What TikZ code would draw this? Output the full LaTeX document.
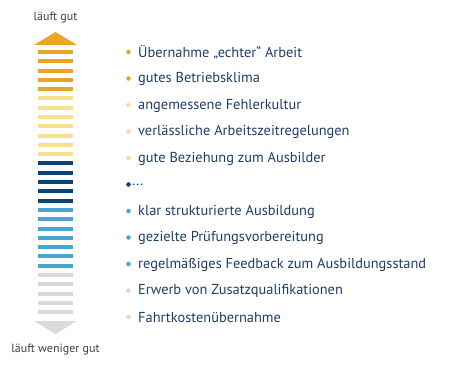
\documentclass[tikz,border=0pt]{standalone}
\usepackage{fontspec}
\setmainfont{PT Sans}
\definecolor{gold}{HTML}{E9A526}
\definecolor{pale}{HTML}{F6E18C}
\definecolor{navy}{HTML}{0B4477}
\definecolor{sky}{HTML}{4BA5CE}
\definecolor{ash}{HTML}{DADADA}
\definecolor{ink}{HTML}{1E3E66}
\tikzset{
  item/.style={anchor=west, inner sep=0pt, text=ink, font=\fontsize{14.4}{16}\selectfont},
  tag/.style={inner sep=0pt, text=black!75, font=\fontsize{12}{14}\selectfont}
}
\begin{document}
\begin{tikzpicture}[x=1pt,y=-1pt]
	\useasboundingbox (0,0) rectangle (452,366);
	\node[tag] (top) at (55.5,18) {läuft gut};
	\node[tag] (bottom) at (55.5,350) {läuft weniger gut};
	\fill[gold] (34,45) -- (55.5,32) -- (77,45) -- cycle;
	\fill[ash] (34,321) -- (55.5,334) -- (77,321) -- cycle;
	\foreach \i in {0,...,4} \fill[gold] (38,{52+9.29*\i-2}) rectangle (73,{52+9.29*\i+2});
	\foreach \i in {5,...,11} \fill[pale] (38,{52+9.29*\i-2}) rectangle (73,{52+9.29*\i+2});
	\foreach \i in {12,...,16} \fill[navy] (38,{52+9.29*\i-2}) rectangle (73,{52+9.29*\i+2});
	\foreach \i in {17,...,23} \fill[sky] (38,{52+9.29*\i-2}) rectangle (73,{52+9.29*\i+2});
	\foreach \i in {24,...,28} \fill[ash] (38,{52+9.29*\i-2}) rectangle (73,{52+9.29*\i+2});
	% list
	\foreach \y/\c in {52/gold,78.5/gold,105/pale,131.5/pale,158/pale,184.5/navy,211/sky,237.5/sky,264/sky,290.5/ash,317/ash}
		\fill[\c] (128.5,\y) circle (2.3);
	\node[item] (t1) at (138,52.5) {Übernahme „echter“ Arbeit};
	\node[item] (t2) at (138,79) {gutes Betriebsklima};
	\node[item] (t3) at (138,105.5) {angemessene Fehlerkultur};
	\node[item] (t4) at (138,132) {verlässliche Arbeitszeitregelungen};
	\node[item] (t5) at (138,158.5) {gute Beziehung zum Ausbilder};
	\node[item] (t6) at (132,185) {...};
	\node[item] (t7) at (138,211.5) {klar strukturierte Ausbildung};
	\node[item] (t8) at (138,238) {gezielte Prüfungsvorbereitung};
	\node[item] (t9) at (138,264.5) {regelmäßiges Feedback zum Ausbildungsstand};
	\node[item] (t10) at (138,291) {Erwerb von Zusatzqualifikationen};
	\node[item] (t11) at (138,317.5) {Fahrtkostenübernahme};
\end{tikzpicture}
\end{document}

————————

Aim » Repeat the material above verbatim. Leave the pictures behind.

Response »
What TikZ code would draw this? Output the full LaTeX document.
\documentclass[tikz,border=0pt]{standalone}
\usepackage{fontspec}
\setmainfont{PT Sans}
\definecolor{gold}{HTML}{E9A526}
\definecolor{pale}{HTML}{F6E18C}
\definecolor{navy}{HTML}{0B4477}
\definecolor{sky}{HTML}{4BA5CE}
\definecolor{ash}{HTML}{DADADA}
\definecolor{ink}{HTML}{1E3E66}
\tikzset{
  item/.style={anchor=west, inner sep=0pt, text=ink, font=\fontsize{14.4}{16}\selectfont},
  tag/.style={inner sep=0pt, text=black!75, font=\fontsize{12}{14}\selectfont}
}
\begin{document}
\begin{tikzpicture}[x=1pt,y=-1pt]
	\useasboundingbox (0,0) rectangle (452,366);
	\node[tag] (top) at (55.5,18) {läuft gut};
	\node[tag] (bottom) at (55.5,350) {läuft weniger gut};
	\fill[gold] (34,45) -- (55.5,32) -- (77,45) -- cycle;
	\fill[ash] (34,321) -- (55.5,334) -- (77,321) -- cycle;
	\foreach \i in {0,...,4} \fill[gold] (38,{52+9.29*\i-2}) rectangle (73,{52+9.29*\i+2});
	\foreach \i in {5,...,11} \fill[pale] (38,{52+9.29*\i-2}) rectangle (73,{52+9.29*\i+2});
	\foreach \i in {12,...,16} \fill[navy] (38,{52+9.29*\i-2}) rectangle (73,{52+9.29*\i+2});
	\foreach \i in {17,...,23} \fill[sky] (38,{52+9.29*\i-2}) rectangle (73,{52+9.29*\i+2});
	\foreach \i in {24,...,28} \fill[ash] (38,{52+9.29*\i-2}) rectangle (73,{52+9.29*\i+2});
	% list
	\foreach \y/\c in {52/gold,78.5/gold,105/pale,131.5/pale,158/pale,184.5/navy,211/sky,237.5/sky,264/sky,290.5/ash,317/ash}
		\fill[\c] (128.5,\y) circle (2.3);
	\node[item] (t1) at (138,52.5) {Übernahme „echter“ Arbeit};
	\node[item] (t2) at (138,79) {gutes Betriebsklima};
	\node[item] (t3) at (138,105.5) {angemessene Fehlerkultur};
	\node[item] (t4) at (138,132) {verlässliche Arbeitszeitregelungen};
	\node[item] (t5) at (138,158.5) {gute Beziehung zum Ausbilder};
	\node[item] (t6) at (132,185) {...};
	\node[item] (t7) at (138,211.5) {klar strukturierte Ausbildung};
	\node[item] (t8) at (138,238) {gezielte Prüfungsvorbereitung};
	\node[item] (t9) at (138,264.5) {regelmäßiges Feedback zum Ausbildungsstand};
	\node[item] (t10) at (138,291) {Erwerb von Zusatzqualifikationen};
	\node[item] (t11) at (138,317.5) {Fahrtkostenübernahme};
\end{tikzpicture}
\end{document}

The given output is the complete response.